Sovereignty takes centre stage in Taiwan’s presidential campaign

By Anna Costa

What would IR scholar Stephen Krasner say if asked to comment on the electoral battle taking place in Taiwan in view of the mid-January presidential elections? Brought to international fame by his provocative Sovereignty: Organized Hypocrisy, Krasner would have a hard time explaining why sovereignty, if it really is more a fiction than a political reality, is playing such a crucial role in the electoral contest currently taking place in Taiwan.

The campaign race sees the incumbent, Ma Ying-jeou of the nationalist KMT (Kuomintang Party) facing two rivals: Tsai Ing-wen, Chairwoman of DPP (Democratic Progressive Party) and the latest addition to the campaign, James Soong of PFP(People First Party).

Mrs Tsai is the candidate who directly threatens Ma’s re-election. A former vice-premier with a PhD from the London School of Economics, she is the first woman to run for the highest office in the context of a modern Chinese state.

Mr Soong, a veteran of Taiwanese politics and a former member of the KMT, is now seen as a threat to Ma: the two share a position favourable to continuing on the path of economic rapprochement with mainland China and this is likely to split the China-friendly vote disadvantaging the KMT candidate in the run against Tsai.

According to the estimate of the Centre for Prediction Markets of National Chengchi University, Ma, who was previously considered the likely winner, is now behind the DPP candidate by about 4 percentage points (44.1% to 48.6%), whilst Soong is expected to obtain 8.2% of the vote.

This estimate was obtained by allowing people in Taiwan and outside to bet on the election outcome with fake money. Predictions made in this way have in the past proven substantially more accurate than the polls undertaken by local newspapers, whose political affiliations negatively affect the objectivity of their results.

Multiple reasons explain Ma’s descent from a position of comfortably large consensus at the beginning of the electoral race, to the current risk of losing it. In general, incumbents who were in power during the global financial and economic crisis have a hard time getting re-elected. The island’s slow wage growth, rising unemployment and a widening wealth gap have caused growing discontent amongst the electorate. Many are dissatisfied with Ma’s economic rapprochement with Mainland China, which, whilst benefiting Taiwan, has caused a flight of jobs and investment from the island.

Tsai runs with the two-fold advantage of not having led the country through a period of sluggish growth, and of arguing in favour of greater economic independence from Mainland China at a time when many voters worry about overreliance on Beijing. Karen Tsai, a financial-industry-worker, said: ‘Taiwan needs a president who will not solely count on China for its economic growth. Ma’s China-focused policy will only put Taiwan in a more vulnerable position both economically and politically.’
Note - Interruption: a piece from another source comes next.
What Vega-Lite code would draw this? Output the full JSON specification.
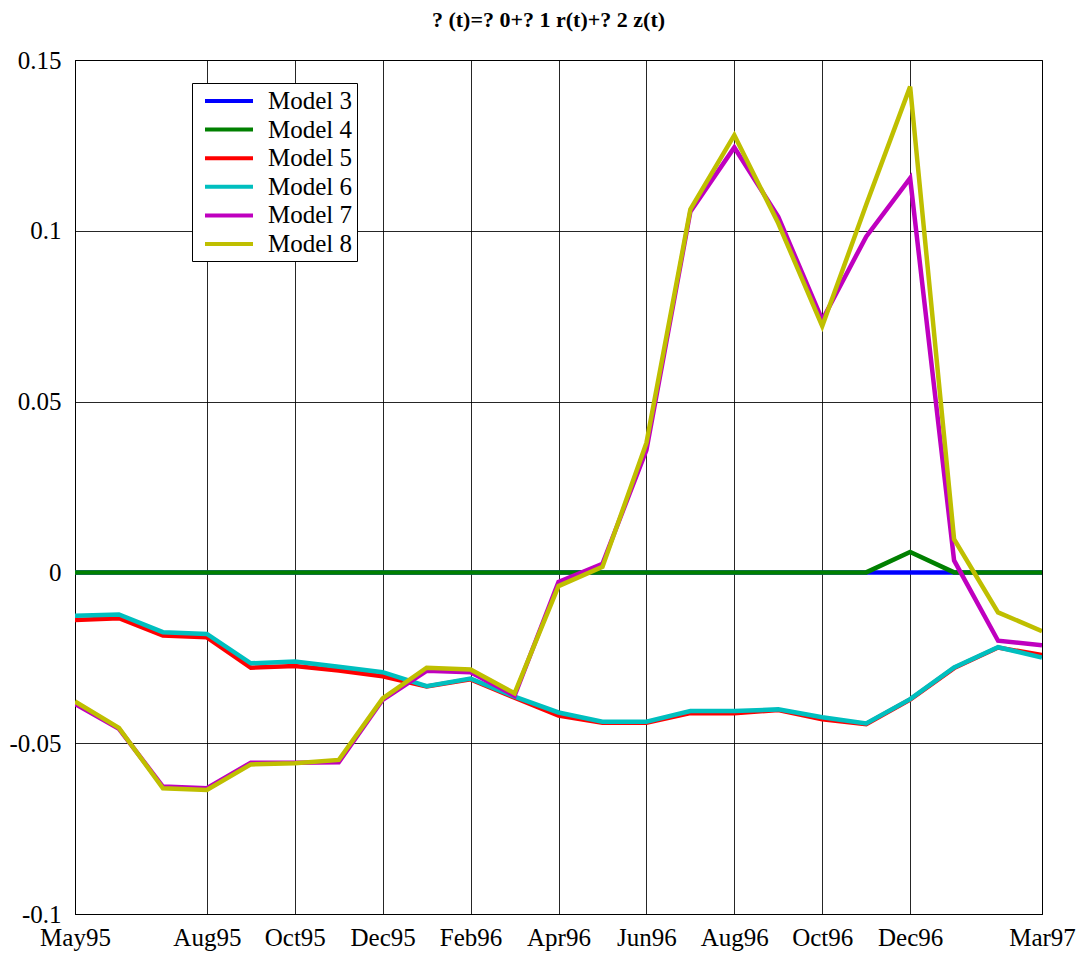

The issue of political vulnerability lies at the core of the preoccupations that are shaping this contest. Ma took his China-friendly stance a step too far when he declared that talks should be launched in view of reaching a peace pact between Beijing and Taipei within the next ten years. The unwelcome prospect of losing their country’s sovereignty to the regime across the Straits has alarmed a substantial number of Taiwanese voters who in reaction warmed to Tsai’s program of economic and political independence from Beijing.

The issue of Taiwan’s status has an existential connotation to it, as the legitimacy of the island’s sovereignty has been continuously disputed by its larger neighbour across the Straights. Mainland China, which never officially renounced its ‘national unification’ ambitions, considers Taiwan one of its provinces and has hundreds of missiles aimed at the island. Taiwan’s military alliance with the United States allows Taipei to maintain an ambiguous status quo whereby sovereignty is retained without recognition of independent statehood on the part of the international community.

This delicate international situation affects not only the course of Sino-US relations and therefore the security of the broader East Asian region, but also plays into power struggles at the level of Taiwan’s national politics. International competition has ramifications for intra-national competition, and vice versa: just as states compete with one another at the international level, within each state different groups compete with one another over control of the state and over the legitimacy to make decisions for the state. In Taiwan, this intra-state competition is especially visible, with Ma and Tsai competing for votes by offering two competing visions of Taiwanese identity in relation to its larger neighbour.

This election is fought on a large number of grounds, not least the environmental one and more specifically Taiwan’s energy policy, of particular relevance after the recent nuclear disaster affecting Japan. The decisive element, however, is likely to be the ability of the candidates to ingratiate popular support and stir it towards their own visions on the issues of defining Taiwan’s sovereignty and drawing the lines of the island’s relations with China, the US, the region and the world.